- WORK TO COMPLETE -
Reproduce all of the records exactly.

- RECORDS -
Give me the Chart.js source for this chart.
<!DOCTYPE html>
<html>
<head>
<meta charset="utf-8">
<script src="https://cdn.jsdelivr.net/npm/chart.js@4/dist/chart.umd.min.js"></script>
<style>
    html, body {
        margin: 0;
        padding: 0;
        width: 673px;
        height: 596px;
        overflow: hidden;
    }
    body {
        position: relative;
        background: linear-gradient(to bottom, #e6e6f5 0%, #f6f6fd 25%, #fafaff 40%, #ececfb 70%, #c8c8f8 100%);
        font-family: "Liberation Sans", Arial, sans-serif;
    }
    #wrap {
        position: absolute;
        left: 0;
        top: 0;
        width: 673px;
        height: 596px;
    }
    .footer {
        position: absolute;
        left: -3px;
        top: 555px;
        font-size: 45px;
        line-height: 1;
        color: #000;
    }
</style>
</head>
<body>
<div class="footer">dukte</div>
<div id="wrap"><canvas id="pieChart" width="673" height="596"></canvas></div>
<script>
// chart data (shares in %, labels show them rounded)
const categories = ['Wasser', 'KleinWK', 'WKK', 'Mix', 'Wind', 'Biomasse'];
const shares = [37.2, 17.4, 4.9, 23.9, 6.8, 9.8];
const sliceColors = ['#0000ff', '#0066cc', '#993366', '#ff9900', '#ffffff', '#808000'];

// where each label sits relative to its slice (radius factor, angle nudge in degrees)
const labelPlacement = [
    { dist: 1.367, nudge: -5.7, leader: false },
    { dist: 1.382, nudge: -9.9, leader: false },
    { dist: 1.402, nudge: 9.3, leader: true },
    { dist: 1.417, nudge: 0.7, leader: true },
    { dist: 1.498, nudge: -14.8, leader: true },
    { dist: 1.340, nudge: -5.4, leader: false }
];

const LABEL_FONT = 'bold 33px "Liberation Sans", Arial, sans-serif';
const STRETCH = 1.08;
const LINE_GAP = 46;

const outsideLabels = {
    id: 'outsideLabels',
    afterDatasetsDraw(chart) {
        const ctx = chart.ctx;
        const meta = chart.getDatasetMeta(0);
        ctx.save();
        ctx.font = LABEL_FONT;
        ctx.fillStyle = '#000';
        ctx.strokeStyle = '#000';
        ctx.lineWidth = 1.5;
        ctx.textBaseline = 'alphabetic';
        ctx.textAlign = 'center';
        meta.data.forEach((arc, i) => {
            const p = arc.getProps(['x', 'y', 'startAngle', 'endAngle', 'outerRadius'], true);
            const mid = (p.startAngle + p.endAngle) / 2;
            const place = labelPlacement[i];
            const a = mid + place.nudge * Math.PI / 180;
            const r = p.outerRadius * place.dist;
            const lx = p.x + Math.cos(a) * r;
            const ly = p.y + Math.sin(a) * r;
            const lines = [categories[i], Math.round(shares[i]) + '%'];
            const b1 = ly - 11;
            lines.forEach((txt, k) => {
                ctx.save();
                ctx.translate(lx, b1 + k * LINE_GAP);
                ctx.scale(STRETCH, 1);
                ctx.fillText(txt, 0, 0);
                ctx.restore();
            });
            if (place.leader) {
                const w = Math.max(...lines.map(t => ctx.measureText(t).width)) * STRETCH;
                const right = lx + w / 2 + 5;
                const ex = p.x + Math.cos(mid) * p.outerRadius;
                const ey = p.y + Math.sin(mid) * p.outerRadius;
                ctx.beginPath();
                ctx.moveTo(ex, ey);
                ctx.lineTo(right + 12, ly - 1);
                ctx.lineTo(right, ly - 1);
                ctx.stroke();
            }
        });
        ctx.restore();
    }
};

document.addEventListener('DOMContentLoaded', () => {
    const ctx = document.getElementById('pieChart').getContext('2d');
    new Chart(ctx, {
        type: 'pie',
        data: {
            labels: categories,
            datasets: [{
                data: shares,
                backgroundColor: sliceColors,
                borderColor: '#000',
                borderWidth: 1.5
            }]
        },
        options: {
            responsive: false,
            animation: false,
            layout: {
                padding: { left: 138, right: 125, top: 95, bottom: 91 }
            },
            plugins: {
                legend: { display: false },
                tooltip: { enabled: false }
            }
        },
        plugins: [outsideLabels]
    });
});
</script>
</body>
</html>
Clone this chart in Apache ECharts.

- EXPECTED OUTPUT -
Give me the Chart.js source for this chart.
<!DOCTYPE html>
<html>
<head>
<meta charset="utf-8">
<script src="https://cdn.jsdelivr.net/npm/chart.js@4/dist/chart.umd.min.js"></script>
<style>
    html, body {
        margin: 0;
        padding: 0;
        width: 673px;
        height: 596px;
        overflow: hidden;
    }
    body {
        position: relative;
        background: linear-gradient(to bottom, #e6e6f5 0%, #f6f6fd 25%, #fafaff 40%, #ececfb 70%, #c8c8f8 100%);
        font-family: "Liberation Sans", Arial, sans-serif;
    }
    #wrap {
        position: absolute;
        left: 0;
        top: 0;
        width: 673px;
        height: 596px;
    }
    .footer {
        position: absolute;
        left: -3px;
        top: 555px;
        font-size: 45px;
        line-height: 1;
        color: #000;
    }
</style>
</head>
<body>
<div class="footer">dukte</div>
<div id="wrap"><canvas id="pieChart" width="673" height="596"></canvas></div>
<script>
// chart data (shares in %, labels show them rounded)
const categories = ['Wasser', 'KleinWK', 'WKK', 'Mix', 'Wind', 'Biomasse'];
const shares = [37.2, 17.4, 4.9, 23.9, 6.8, 9.8];
const sliceColors = ['#0000ff', '#0066cc', '#993366', '#ff9900', '#ffffff', '#808000'];

// where each label sits relative to its slice (radius factor, angle nudge in degrees)
const labelPlacement = [
    { dist: 1.367, nudge: -5.7, leader: false },
    { dist: 1.382, nudge: -9.9, leader: false },
    { dist: 1.402, nudge: 9.3, leader: true },
    { dist: 1.417, nudge: 0.7, leader: true },
    { dist: 1.498, nudge: -14.8, leader: true },
    { dist: 1.340, nudge: -5.4, leader: false }
];

const LABEL_FONT = 'bold 33px "Liberation Sans", Arial, sans-serif';
const STRETCH = 1.08;
const LINE_GAP = 46;

const outsideLabels = {
    id: 'outsideLabels',
    afterDatasetsDraw(chart) {
        const ctx = chart.ctx;
        const meta = chart.getDatasetMeta(0);
        ctx.save();
        ctx.font = LABEL_FONT;
        ctx.fillStyle = '#000';
        ctx.strokeStyle = '#000';
        ctx.lineWidth = 1.5;
        ctx.textBaseline = 'alphabetic';
        ctx.textAlign = 'center';
        meta.data.forEach((arc, i) => {
            const p = arc.getProps(['x', 'y', 'startAngle', 'endAngle', 'outerRadius'], true);
            const mid = (p.startAngle + p.endAngle) / 2;
            const place = labelPlacement[i];
            const a = mid + place.nudge * Math.PI / 180;
            const r = p.outerRadius * place.dist;
            const lx = p.x + Math.cos(a) * r;
            const ly = p.y + Math.sin(a) * r;
            const lines = [categories[i], Math.round(shares[i]) + '%'];
            const b1 = ly - 11;
            lines.forEach((txt, k) => {
                ctx.save();
                ctx.translate(lx, b1 + k * LINE_GAP);
                ctx.scale(STRETCH, 1);
                ctx.fillText(txt, 0, 0);
                ctx.restore();
            });
            if (place.leader) {
                const w = Math.max(...lines.map(t => ctx.measureText(t).width)) * STRETCH;
                const right = lx + w / 2 + 5;
                const ex = p.x + Math.cos(mid) * p.outerRadius;
                const ey = p.y + Math.sin(mid) * p.outerRadius;
                ctx.beginPath();
                ctx.moveTo(ex, ey);
                ctx.lineTo(right + 12, ly - 1);
                ctx.lineTo(right, ly - 1);
                ctx.stroke();
            }
        });
        ctx.restore();
    }
};

document.addEventListener('DOMContentLoaded', () => {
    const ctx = document.getElementById('pieChart').getContext('2d');
    new Chart(ctx, {
        type: 'pie',
        data: {
            labels: categories,
            datasets: [{
                data: shares,
                backgroundColor: sliceColors,
                borderColor: '#000',
                borderWidth: 1.5
            }]
        },
        options: {
            responsive: false,
            animation: false,
            layout: {
                padding: { left: 138, right: 125, top: 95, bottom: 91 }
            },
            plugins: {
                legend: { display: false },
                tooltip: { enabled: false }
            }
        },
        plugins: [outsideLabels]
    });
});
</script>
</body>
</html>
Clone this chart in Apache ECharts.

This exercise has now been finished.